Sales chart performance for singles from Right By You
| Year | Single | Chart | Position |
| 1984 | "Stranger" | US Billboard Hot 100 | 61 |
| US Billboard Mainstream Rock | 12 |
| US Top Singles (Cash Box) | 63 |
| "Can't Let Go" | US Billboard Hot 100 | 67 |
| US Adult Contemporary (Billboard) | 17 |
| US Top Singles (Cash Box) | 77 |

== Personnel ==
- Stephen Stills – vocals, drums (1, 2, 4, 5), percussion (1, 2, 4, 5), keyboards (2, 4, 5, 7), guitars (2, 3, 4, 6, 7, 9, 10), bass (3, 4, 5, 8), bass solo (5), backing vocals (6), arrangements
- Lawrence Dermer – keyboards (1, 2, 4–8) bass (6), arrangements
- Mike Finnigan – keyboards (1, 2, 5–7, 8), backing vocals (1, 2, 4–9) organ (10), arrangements
- Kim Bullard – keyboards (2, 7)
- Jimmy Page – guitars (1, 3, 10)
- Bernie Leadon – guitars (3, 9), vocals (9)
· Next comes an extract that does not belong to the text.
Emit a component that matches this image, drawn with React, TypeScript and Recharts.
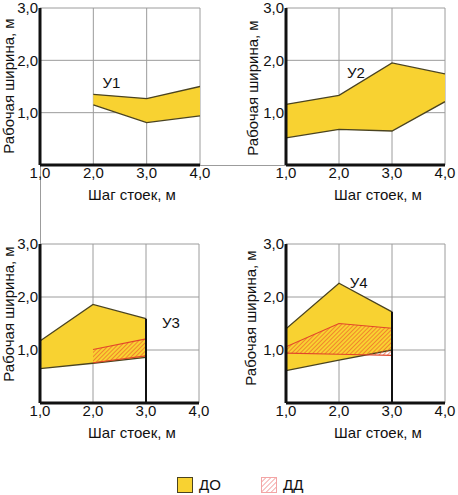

- Herb Pedersen – banjo (9), backing vocals (9)
- Chris Hillman – mandolin (9), backing vocals (9)
- George "Chocolate" Perry – bass (1, 2, 5, 7, 10), guitars (4)
- Jerry Scheff – bass (9)
- Joe Galdo – drums (1–8, 10), percussion (1, 2, 4, 5), arrangements
- Joe Lala – percussion (1, 2, 5), drums (2, 5), cardboard box (9)
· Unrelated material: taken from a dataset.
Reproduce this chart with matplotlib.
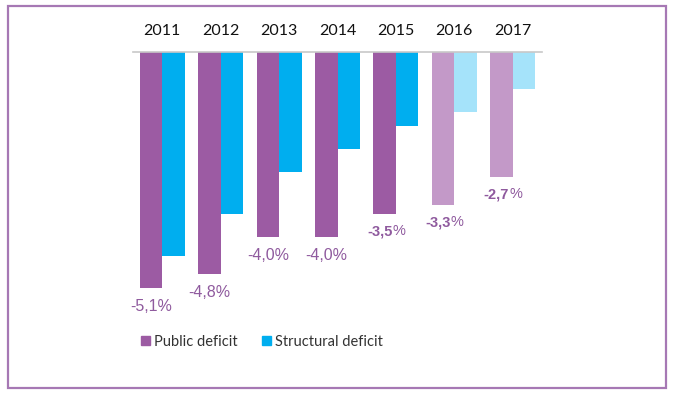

- John Kricker – trombone (1)
- Tony Concepcion – trumpet (1)
- Al De Gooyer – trumpet (1)
- Graham Nash – backing vocals (1, 2, 7, 8, 9)
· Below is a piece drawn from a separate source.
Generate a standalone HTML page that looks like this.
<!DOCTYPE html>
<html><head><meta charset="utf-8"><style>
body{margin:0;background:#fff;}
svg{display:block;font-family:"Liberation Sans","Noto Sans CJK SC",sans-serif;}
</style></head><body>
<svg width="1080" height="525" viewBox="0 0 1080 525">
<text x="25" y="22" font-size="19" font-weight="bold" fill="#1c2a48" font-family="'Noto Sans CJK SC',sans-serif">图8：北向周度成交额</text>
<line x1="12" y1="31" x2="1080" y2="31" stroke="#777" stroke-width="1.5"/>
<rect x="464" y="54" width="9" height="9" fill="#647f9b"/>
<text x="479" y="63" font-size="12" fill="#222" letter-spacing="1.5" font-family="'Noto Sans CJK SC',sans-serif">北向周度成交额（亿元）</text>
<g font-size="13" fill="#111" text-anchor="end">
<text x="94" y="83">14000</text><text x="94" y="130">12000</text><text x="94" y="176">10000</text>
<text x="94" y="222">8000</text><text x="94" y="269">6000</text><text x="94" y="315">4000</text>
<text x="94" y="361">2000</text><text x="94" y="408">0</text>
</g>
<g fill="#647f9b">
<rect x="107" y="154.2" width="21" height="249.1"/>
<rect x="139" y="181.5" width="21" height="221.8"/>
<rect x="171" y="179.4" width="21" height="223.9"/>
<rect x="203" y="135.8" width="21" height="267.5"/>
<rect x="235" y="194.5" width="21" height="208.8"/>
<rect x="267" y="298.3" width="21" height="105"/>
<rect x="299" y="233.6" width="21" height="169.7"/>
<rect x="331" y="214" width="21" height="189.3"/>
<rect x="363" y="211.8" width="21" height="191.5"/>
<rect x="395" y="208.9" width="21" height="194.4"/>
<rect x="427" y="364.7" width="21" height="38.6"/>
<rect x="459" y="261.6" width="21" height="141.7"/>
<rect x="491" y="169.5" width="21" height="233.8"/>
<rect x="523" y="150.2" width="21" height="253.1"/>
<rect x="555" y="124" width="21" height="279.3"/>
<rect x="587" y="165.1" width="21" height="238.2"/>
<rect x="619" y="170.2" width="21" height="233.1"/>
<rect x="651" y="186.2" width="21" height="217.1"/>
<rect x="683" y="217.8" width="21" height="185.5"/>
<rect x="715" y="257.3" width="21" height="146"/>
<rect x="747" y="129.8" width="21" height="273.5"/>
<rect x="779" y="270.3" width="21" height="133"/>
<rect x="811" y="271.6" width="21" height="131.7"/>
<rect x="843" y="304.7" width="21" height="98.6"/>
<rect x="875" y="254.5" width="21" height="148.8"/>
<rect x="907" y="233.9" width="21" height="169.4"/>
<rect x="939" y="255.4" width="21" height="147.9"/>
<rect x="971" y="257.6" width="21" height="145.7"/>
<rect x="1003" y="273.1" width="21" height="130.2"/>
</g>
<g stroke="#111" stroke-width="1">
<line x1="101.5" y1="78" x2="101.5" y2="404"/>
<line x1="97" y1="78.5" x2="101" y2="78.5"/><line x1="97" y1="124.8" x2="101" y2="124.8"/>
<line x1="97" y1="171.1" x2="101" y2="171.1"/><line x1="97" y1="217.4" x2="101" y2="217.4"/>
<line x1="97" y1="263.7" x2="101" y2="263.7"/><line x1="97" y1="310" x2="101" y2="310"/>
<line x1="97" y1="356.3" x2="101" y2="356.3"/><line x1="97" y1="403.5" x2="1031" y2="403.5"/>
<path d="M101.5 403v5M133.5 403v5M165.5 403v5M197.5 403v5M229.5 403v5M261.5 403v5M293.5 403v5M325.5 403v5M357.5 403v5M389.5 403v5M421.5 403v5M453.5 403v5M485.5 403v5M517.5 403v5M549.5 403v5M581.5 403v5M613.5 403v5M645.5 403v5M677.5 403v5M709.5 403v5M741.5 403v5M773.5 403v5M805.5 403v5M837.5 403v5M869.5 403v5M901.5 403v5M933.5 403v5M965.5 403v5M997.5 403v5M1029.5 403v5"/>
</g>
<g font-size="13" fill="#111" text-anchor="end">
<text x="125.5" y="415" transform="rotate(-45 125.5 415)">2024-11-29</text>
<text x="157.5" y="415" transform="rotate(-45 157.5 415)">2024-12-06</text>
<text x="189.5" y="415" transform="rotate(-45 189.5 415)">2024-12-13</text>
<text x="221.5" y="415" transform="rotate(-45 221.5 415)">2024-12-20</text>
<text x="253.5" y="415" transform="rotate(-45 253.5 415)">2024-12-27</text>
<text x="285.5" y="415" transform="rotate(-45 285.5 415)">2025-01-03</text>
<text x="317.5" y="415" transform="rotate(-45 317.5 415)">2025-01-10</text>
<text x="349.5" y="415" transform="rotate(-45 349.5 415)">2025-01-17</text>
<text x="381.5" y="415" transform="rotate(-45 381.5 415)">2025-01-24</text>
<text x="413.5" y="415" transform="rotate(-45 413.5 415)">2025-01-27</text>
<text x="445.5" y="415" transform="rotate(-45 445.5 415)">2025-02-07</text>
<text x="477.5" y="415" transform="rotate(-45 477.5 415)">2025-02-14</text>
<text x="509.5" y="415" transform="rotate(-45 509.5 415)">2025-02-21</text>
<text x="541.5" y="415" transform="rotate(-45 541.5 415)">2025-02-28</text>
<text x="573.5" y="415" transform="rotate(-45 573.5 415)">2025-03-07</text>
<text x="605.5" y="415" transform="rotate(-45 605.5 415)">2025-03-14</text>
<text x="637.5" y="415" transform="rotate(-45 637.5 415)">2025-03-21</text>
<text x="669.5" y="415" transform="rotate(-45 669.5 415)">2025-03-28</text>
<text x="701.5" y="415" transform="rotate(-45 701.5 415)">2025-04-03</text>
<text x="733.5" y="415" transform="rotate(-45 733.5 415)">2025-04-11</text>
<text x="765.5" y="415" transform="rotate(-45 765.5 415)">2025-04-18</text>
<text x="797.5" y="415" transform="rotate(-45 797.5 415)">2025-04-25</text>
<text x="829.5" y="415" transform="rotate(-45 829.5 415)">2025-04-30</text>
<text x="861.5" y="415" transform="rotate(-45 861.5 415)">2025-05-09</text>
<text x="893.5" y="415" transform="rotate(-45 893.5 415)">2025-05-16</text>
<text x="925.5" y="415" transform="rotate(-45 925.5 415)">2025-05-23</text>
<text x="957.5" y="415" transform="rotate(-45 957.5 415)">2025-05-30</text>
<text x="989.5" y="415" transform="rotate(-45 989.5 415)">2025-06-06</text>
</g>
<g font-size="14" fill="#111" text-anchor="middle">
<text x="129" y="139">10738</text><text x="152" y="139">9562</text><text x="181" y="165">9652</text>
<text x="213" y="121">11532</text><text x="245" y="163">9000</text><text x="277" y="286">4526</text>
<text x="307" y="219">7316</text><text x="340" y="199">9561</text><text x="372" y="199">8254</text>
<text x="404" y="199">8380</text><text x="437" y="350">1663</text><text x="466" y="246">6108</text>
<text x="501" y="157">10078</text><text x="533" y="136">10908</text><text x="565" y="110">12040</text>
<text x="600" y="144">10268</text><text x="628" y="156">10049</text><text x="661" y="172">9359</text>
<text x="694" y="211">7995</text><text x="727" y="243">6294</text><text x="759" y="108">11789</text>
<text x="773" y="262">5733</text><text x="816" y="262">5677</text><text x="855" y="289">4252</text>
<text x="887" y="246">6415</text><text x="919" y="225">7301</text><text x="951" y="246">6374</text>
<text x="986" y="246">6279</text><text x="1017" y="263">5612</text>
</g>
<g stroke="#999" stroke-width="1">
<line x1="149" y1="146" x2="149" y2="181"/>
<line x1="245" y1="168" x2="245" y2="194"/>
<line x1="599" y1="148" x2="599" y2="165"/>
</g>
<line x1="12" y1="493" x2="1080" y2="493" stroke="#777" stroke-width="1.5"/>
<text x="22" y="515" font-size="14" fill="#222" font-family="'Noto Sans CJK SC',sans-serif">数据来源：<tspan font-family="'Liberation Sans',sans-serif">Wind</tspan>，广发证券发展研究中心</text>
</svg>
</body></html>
- Johnne Sambataro – backing vocals (1, 2, 4, 6)

== Production ==
- Richard Wendell – executive producer
- Stephen Stills – producer
- Howard Albert – producer, recording, mixing
- Ron Albert – producer, recording, mixing
- Steve Alaimo – associate producer, producer (6)
- Ric Butz – engineer
- Mark Draeb – engineer
- Stuart Epps – engineer
- Bruce Hensal – engineer
- Mike Fuller – mastering at Criteria Studios
- Doug Morris – production advisor
- Larry "Rocky" Williams – art direction, cover design, painting, back cover photography
- Alton Kelly – cover design, painting

The album was dedicated to Felix Pappalardi, Marvin Gaye, Dennis Wilson and J. C. Agajanian.